--- BEGIN Material ---

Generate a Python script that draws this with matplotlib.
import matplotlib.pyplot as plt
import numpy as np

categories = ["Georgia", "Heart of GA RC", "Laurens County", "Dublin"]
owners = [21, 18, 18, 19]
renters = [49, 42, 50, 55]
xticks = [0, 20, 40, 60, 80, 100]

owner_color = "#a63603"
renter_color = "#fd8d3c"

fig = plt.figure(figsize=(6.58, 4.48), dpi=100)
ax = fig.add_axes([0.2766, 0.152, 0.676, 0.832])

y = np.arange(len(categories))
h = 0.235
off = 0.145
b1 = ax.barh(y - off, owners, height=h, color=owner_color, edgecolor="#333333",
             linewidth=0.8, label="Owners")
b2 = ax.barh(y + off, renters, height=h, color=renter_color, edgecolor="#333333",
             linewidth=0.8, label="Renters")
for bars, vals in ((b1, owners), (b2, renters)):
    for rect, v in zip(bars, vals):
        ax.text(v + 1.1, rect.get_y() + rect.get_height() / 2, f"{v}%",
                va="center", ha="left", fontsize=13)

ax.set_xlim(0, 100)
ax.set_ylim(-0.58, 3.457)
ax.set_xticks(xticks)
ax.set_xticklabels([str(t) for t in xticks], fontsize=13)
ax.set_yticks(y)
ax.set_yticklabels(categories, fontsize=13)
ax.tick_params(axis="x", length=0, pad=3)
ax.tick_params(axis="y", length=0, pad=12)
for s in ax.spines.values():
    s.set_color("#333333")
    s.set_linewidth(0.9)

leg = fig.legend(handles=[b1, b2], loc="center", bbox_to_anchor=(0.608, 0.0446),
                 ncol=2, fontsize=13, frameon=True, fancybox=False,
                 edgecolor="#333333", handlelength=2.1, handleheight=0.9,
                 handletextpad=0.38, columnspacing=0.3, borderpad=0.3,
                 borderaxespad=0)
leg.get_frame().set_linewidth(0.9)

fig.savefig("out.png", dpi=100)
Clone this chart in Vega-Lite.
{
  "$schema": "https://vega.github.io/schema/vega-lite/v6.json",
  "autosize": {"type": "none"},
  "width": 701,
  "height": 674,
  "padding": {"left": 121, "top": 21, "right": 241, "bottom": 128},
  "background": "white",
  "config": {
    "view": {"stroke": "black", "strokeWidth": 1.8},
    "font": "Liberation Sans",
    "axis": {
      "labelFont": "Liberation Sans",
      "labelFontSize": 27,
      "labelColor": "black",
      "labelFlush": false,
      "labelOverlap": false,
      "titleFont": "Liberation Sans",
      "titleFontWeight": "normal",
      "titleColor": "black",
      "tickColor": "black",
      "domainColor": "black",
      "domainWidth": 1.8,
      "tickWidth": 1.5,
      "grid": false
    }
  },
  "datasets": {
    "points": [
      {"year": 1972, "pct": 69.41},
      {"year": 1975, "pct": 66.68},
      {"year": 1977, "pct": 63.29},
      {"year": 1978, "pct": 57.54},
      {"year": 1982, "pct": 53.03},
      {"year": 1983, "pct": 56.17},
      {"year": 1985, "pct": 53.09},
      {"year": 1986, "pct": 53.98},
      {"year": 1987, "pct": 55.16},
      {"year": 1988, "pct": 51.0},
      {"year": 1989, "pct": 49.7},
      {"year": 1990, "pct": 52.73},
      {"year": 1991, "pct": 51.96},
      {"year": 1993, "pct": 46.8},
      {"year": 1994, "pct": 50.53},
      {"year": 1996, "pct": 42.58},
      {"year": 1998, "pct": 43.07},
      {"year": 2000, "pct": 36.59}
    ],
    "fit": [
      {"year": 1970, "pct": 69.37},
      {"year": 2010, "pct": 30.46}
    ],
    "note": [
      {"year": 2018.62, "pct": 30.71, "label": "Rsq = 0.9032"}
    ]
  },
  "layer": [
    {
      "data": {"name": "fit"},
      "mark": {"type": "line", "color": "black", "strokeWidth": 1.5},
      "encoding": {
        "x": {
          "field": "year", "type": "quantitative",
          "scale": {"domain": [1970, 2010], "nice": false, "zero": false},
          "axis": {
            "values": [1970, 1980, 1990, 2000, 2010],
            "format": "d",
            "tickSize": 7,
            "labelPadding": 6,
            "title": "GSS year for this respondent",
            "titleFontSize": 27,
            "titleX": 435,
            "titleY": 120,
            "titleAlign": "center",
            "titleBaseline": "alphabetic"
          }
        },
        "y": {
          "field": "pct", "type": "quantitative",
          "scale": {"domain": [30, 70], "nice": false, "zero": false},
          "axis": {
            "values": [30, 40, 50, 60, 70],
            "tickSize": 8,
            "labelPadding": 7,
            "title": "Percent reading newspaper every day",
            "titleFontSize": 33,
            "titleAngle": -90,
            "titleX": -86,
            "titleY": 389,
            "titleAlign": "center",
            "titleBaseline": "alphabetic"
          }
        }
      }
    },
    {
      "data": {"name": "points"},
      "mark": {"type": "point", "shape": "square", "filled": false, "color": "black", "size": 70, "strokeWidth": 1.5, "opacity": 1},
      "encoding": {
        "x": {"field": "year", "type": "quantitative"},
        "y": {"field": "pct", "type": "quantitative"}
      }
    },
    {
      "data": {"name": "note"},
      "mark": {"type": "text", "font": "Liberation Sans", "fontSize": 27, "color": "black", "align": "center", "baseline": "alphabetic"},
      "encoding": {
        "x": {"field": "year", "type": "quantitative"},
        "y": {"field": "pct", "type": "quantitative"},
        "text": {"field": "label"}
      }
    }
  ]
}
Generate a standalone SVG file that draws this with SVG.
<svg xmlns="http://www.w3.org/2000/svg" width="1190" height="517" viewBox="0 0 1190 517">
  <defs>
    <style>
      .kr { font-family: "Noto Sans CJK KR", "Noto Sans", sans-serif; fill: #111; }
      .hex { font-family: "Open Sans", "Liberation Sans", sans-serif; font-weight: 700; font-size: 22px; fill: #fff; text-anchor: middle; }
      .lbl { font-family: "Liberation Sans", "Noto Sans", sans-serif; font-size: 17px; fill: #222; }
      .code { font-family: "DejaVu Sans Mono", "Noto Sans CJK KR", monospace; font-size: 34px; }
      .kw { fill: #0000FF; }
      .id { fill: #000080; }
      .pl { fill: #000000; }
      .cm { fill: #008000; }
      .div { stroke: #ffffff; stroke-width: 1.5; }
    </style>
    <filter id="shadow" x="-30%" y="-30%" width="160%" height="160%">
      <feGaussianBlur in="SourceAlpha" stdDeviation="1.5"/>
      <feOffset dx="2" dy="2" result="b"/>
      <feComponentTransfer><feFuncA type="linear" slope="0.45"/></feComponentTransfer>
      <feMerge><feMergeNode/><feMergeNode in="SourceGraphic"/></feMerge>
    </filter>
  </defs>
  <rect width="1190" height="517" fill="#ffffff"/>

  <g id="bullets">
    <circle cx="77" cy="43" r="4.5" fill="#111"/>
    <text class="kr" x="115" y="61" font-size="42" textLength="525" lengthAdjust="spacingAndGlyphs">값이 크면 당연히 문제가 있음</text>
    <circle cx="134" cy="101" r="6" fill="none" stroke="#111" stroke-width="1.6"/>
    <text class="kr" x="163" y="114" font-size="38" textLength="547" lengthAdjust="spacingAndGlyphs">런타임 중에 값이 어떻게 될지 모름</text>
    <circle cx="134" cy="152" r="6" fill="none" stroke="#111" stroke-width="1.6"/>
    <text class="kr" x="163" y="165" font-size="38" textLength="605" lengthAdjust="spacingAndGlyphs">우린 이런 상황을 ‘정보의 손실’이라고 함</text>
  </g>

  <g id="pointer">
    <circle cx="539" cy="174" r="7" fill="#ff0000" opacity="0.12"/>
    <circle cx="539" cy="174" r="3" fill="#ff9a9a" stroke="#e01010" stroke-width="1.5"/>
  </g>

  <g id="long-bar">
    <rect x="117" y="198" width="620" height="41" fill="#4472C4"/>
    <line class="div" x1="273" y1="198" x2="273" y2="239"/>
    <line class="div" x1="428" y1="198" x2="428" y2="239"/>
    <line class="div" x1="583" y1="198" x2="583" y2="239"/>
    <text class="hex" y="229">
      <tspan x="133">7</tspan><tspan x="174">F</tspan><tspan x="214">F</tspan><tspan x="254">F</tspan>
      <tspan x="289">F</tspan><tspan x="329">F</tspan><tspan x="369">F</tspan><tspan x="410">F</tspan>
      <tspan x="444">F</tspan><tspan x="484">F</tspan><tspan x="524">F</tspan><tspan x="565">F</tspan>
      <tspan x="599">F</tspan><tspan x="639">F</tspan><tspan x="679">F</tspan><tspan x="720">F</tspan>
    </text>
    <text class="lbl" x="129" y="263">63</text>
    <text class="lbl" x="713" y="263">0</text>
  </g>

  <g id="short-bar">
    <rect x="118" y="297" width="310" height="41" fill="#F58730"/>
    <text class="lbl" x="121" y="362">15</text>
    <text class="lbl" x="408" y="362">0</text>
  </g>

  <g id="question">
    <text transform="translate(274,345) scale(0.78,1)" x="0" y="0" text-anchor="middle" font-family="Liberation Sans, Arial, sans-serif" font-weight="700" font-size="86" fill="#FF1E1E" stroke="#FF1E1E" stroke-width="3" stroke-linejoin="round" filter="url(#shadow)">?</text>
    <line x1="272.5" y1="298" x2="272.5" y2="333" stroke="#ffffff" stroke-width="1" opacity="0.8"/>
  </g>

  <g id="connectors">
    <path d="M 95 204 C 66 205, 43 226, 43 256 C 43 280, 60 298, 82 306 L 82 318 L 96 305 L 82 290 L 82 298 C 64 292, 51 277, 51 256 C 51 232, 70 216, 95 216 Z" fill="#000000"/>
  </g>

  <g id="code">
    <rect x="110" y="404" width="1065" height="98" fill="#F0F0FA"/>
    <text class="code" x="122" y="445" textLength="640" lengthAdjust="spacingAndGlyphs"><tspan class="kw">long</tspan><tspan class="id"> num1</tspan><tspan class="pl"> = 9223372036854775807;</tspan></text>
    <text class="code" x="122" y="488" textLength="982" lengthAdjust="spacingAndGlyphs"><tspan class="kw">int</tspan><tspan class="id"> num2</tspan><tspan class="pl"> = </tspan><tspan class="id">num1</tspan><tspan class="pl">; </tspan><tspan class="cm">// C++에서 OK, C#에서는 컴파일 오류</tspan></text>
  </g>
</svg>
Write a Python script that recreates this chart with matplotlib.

--- END Material ---

Stated task: Please return every line from the first one in the records above down to the line containing "ax = fig.add_axes([0.2766, 0.152, 0.676, 0.832])", including both, exactly as written and nothing more.

Result:
Generate a Python script that draws this with matplotlib.
import matplotlib.pyplot as plt
import numpy as np

categories = ["Georgia", "Heart of GA RC", "Laurens County", "Dublin"]
owners = [21, 18, 18, 19]
renters = [49, 42, 50, 55]
xticks = [0, 20, 40, 60, 80, 100]

owner_color = "#a63603"
renter_color = "#fd8d3c"

fig = plt.figure(figsize=(6.58, 4.48), dpi=100)
ax = fig.add_axes([0.2766, 0.152, 0.676, 0.832])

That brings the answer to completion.